- [Aim of the task]: Return only the lines from the top of the material through the line marked by "(0,0) rectangle (1305,1085);", unaltered.

- [Supplied material]:
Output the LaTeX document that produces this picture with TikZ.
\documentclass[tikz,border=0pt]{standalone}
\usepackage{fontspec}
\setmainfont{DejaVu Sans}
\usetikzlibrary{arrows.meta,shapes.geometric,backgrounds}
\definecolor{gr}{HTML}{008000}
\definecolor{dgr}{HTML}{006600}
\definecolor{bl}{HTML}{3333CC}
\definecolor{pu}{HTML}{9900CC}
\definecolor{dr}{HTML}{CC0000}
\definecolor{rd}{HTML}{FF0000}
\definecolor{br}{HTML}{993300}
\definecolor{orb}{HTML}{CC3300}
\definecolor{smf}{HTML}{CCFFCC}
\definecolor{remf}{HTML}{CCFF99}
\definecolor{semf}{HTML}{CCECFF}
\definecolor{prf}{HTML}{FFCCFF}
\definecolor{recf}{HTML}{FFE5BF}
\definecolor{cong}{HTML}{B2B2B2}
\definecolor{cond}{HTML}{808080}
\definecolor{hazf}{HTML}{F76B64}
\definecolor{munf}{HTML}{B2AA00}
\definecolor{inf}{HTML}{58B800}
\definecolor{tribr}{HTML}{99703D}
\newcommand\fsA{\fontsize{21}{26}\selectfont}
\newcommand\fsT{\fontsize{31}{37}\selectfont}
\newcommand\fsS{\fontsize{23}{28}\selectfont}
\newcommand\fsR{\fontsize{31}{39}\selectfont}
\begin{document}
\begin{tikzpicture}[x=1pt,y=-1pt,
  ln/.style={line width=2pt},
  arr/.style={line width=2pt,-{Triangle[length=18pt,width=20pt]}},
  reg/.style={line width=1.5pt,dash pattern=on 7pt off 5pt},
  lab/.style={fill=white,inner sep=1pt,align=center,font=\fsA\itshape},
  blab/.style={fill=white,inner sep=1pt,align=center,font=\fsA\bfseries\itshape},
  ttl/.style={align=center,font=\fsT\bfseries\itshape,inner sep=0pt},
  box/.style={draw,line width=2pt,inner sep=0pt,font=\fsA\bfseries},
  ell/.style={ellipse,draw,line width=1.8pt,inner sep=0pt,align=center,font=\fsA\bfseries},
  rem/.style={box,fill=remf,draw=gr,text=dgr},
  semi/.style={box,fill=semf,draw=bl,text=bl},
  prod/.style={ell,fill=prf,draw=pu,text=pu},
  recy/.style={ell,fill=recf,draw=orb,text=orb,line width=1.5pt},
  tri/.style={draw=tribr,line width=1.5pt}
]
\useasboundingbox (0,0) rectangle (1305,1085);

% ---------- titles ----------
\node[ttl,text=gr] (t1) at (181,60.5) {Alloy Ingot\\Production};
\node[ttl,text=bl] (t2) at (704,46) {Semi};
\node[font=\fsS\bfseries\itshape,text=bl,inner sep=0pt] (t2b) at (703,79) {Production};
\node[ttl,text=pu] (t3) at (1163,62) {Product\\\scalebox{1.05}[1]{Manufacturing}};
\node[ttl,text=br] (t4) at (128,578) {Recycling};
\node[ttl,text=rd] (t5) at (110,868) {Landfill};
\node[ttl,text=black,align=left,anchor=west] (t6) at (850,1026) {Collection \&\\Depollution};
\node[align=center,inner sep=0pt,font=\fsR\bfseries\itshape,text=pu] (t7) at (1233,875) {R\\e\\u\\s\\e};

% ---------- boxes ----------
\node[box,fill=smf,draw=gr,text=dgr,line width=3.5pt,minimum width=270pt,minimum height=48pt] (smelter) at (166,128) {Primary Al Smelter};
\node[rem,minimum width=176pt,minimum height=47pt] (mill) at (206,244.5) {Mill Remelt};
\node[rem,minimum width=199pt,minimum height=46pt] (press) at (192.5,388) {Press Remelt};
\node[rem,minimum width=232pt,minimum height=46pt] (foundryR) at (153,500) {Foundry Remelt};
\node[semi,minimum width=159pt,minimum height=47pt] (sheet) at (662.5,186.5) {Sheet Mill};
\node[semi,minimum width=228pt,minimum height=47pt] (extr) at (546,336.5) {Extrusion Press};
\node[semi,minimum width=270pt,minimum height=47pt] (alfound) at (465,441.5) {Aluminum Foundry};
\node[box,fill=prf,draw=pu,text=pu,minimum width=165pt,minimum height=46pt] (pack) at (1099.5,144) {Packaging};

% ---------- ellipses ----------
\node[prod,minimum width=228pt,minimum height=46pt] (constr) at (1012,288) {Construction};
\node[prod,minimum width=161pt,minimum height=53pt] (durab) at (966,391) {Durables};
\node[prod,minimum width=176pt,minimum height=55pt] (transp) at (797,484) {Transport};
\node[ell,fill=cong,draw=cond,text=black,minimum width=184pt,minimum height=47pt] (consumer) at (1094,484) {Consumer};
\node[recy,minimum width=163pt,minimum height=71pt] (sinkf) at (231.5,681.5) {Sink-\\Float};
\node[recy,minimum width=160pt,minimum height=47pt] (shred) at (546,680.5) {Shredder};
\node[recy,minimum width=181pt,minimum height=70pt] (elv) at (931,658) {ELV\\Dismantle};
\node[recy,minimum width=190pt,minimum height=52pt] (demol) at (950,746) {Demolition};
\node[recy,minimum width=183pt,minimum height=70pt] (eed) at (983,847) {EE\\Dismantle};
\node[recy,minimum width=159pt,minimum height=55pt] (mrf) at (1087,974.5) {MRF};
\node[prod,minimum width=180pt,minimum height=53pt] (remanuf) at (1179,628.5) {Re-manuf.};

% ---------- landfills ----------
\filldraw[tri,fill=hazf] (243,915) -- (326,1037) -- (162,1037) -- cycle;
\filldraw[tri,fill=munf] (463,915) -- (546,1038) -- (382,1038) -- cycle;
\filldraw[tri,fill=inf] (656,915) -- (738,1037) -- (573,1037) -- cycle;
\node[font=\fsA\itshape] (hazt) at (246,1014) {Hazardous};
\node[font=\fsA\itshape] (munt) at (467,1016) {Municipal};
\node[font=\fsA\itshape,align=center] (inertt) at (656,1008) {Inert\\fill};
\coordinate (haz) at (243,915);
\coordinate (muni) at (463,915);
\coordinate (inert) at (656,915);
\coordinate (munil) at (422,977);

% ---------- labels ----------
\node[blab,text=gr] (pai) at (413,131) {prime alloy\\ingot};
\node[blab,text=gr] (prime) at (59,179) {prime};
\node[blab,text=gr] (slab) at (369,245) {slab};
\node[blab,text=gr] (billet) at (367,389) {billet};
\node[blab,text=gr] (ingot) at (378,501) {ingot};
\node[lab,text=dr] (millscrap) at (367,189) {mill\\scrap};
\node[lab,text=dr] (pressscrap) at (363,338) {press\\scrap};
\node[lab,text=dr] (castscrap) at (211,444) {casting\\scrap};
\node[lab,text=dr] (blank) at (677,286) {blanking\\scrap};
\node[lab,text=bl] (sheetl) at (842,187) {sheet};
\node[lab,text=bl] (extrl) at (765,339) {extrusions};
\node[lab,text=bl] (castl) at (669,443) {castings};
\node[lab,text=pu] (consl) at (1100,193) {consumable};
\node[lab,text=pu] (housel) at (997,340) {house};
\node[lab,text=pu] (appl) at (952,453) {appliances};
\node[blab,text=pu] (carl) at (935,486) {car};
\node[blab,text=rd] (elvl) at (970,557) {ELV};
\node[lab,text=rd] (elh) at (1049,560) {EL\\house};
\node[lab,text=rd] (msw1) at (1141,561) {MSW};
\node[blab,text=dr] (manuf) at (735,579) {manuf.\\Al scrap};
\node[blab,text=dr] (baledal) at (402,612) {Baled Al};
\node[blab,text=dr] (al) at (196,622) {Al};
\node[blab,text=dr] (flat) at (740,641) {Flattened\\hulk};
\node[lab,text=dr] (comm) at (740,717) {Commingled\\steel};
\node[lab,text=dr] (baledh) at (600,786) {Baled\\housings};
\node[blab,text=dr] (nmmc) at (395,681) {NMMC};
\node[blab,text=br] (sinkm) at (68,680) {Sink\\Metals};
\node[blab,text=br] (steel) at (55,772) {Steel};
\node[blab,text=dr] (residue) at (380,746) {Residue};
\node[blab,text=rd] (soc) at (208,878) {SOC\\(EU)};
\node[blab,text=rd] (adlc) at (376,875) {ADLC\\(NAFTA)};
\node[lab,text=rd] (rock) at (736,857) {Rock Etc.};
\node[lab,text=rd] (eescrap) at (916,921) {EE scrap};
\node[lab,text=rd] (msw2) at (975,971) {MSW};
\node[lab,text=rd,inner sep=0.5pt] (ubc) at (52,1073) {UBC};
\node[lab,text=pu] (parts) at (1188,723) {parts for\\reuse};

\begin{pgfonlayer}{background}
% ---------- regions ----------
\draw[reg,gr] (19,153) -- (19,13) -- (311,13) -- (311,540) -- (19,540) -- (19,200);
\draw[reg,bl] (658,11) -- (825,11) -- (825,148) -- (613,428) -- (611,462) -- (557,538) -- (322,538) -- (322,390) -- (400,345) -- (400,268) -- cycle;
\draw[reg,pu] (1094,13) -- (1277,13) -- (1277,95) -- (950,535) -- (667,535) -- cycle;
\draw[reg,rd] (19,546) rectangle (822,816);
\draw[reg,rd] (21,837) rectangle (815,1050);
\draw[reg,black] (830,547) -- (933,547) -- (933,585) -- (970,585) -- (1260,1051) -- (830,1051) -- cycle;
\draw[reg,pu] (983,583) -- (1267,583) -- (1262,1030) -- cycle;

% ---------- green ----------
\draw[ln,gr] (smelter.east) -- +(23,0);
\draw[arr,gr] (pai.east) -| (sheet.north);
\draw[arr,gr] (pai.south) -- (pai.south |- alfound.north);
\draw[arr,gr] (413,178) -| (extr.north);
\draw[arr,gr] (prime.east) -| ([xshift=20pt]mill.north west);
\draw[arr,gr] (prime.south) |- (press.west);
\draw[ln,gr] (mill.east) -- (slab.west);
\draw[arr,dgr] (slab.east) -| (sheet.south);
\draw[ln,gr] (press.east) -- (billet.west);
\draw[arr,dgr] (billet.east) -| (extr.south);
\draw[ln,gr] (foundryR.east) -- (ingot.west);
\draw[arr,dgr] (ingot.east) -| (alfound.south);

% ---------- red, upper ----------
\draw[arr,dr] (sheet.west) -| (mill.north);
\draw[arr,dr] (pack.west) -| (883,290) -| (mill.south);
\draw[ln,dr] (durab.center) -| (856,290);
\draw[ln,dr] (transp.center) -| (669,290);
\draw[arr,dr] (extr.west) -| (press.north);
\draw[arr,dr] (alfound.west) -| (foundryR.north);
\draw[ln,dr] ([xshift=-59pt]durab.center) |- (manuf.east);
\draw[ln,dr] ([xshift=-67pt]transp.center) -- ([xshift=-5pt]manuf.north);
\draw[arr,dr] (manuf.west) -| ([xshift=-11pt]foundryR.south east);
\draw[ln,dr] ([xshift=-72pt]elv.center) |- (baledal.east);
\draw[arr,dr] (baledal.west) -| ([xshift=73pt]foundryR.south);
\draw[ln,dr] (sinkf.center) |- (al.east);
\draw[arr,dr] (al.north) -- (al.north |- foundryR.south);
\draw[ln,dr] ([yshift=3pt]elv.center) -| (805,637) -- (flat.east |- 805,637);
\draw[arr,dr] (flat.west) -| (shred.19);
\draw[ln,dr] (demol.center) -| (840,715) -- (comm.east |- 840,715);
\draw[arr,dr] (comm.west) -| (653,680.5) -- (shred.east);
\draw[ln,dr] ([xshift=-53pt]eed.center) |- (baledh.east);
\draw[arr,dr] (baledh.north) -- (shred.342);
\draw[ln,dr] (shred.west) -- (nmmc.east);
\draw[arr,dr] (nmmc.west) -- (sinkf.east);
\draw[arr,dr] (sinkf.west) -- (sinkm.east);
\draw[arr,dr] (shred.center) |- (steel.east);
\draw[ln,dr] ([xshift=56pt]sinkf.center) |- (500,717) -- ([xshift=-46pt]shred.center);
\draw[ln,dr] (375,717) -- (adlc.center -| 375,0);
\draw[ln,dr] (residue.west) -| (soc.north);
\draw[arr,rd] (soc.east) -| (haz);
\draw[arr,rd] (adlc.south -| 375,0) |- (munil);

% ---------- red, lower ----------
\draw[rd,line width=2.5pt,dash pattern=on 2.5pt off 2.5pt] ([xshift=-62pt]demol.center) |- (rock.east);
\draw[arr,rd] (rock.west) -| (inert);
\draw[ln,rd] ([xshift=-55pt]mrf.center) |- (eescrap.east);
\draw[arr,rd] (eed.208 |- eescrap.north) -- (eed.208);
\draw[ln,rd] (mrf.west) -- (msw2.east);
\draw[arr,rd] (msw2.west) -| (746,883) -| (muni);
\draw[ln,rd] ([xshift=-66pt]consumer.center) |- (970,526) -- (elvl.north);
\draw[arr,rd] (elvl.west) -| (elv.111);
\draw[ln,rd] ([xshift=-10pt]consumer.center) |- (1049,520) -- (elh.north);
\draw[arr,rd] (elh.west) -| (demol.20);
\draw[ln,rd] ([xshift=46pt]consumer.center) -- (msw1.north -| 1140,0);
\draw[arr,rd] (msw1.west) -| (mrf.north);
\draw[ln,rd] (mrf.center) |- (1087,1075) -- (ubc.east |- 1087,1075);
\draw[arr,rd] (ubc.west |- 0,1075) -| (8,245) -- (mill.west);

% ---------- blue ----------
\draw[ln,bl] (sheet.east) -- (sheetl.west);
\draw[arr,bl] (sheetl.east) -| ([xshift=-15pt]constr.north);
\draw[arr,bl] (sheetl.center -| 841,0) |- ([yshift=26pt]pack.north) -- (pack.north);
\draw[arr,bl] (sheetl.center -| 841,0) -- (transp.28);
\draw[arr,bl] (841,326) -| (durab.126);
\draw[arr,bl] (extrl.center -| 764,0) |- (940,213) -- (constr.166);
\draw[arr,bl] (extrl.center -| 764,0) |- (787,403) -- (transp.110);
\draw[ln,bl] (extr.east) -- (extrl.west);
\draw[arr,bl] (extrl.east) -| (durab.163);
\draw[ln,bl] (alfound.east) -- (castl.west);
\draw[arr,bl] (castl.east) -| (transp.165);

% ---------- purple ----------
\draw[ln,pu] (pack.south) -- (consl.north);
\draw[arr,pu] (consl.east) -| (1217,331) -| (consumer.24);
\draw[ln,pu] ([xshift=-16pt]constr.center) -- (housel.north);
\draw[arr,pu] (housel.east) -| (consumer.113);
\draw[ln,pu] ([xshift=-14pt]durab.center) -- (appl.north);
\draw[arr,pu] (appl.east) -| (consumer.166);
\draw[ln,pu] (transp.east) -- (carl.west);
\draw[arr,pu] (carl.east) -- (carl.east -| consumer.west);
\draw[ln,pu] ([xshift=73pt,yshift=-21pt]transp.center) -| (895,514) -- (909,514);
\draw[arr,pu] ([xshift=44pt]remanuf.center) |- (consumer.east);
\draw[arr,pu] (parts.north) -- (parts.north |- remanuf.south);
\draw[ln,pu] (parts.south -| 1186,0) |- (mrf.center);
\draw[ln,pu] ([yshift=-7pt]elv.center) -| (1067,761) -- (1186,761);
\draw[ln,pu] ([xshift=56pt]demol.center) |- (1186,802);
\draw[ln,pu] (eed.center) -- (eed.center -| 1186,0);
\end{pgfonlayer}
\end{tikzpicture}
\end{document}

- [Answer to the task]:
Output the LaTeX document that produces this picture with TikZ.
\documentclass[tikz,border=0pt]{standalone}
\usepackage{fontspec}
\setmainfont{DejaVu Sans}
\usetikzlibrary{arrows.meta,shapes.geometric,backgrounds}
\definecolor{gr}{HTML}{008000}
\definecolor{dgr}{HTML}{006600}
\definecolor{bl}{HTML}{3333CC}
\definecolor{pu}{HTML}{9900CC}
\definecolor{dr}{HTML}{CC0000}
\definecolor{rd}{HTML}{FF0000}
\definecolor{br}{HTML}{993300}
\definecolor{orb}{HTML}{CC3300}
\definecolor{smf}{HTML}{CCFFCC}
\definecolor{remf}{HTML}{CCFF99}
\definecolor{semf}{HTML}{CCECFF}
\definecolor{prf}{HTML}{FFCCFF}
\definecolor{recf}{HTML}{FFE5BF}
\definecolor{cong}{HTML}{B2B2B2}
\definecolor{cond}{HTML}{808080}
\definecolor{hazf}{HTML}{F76B64}
\definecolor{munf}{HTML}{B2AA00}
\definecolor{inf}{HTML}{58B800}
\definecolor{tribr}{HTML}{99703D}
\newcommand\fsA{\fontsize{21}{26}\selectfont}
\newcommand\fsT{\fontsize{31}{37}\selectfont}
\newcommand\fsS{\fontsize{23}{28}\selectfont}
\newcommand\fsR{\fontsize{31}{39}\selectfont}
\begin{document}
\begin{tikzpicture}[x=1pt,y=-1pt,
  ln/.style={line width=2pt},
  arr/.style={line width=2pt,-{Triangle[length=18pt,width=20pt]}},
  reg/.style={line width=1.5pt,dash pattern=on 7pt off 5pt},
  lab/.style={fill=white,inner sep=1pt,align=center,font=\fsA\itshape},
  blab/.style={fill=white,inner sep=1pt,align=center,font=\fsA\bfseries\itshape},
  ttl/.style={align=center,font=\fsT\bfseries\itshape,inner sep=0pt},
  box/.style={draw,line width=2pt,inner sep=0pt,font=\fsA\bfseries},
  ell/.style={ellipse,draw,line width=1.8pt,inner sep=0pt,align=center,font=\fsA\bfseries},
  rem/.style={box,fill=remf,draw=gr,text=dgr},
  semi/.style={box,fill=semf,draw=bl,text=bl},
  prod/.style={ell,fill=prf,draw=pu,text=pu},
  recy/.style={ell,fill=recf,draw=orb,text=orb,line width=1.5pt},
  tri/.style={draw=tribr,line width=1.5pt}
]
\useasboundingbox (0,0) rectangle (1305,1085);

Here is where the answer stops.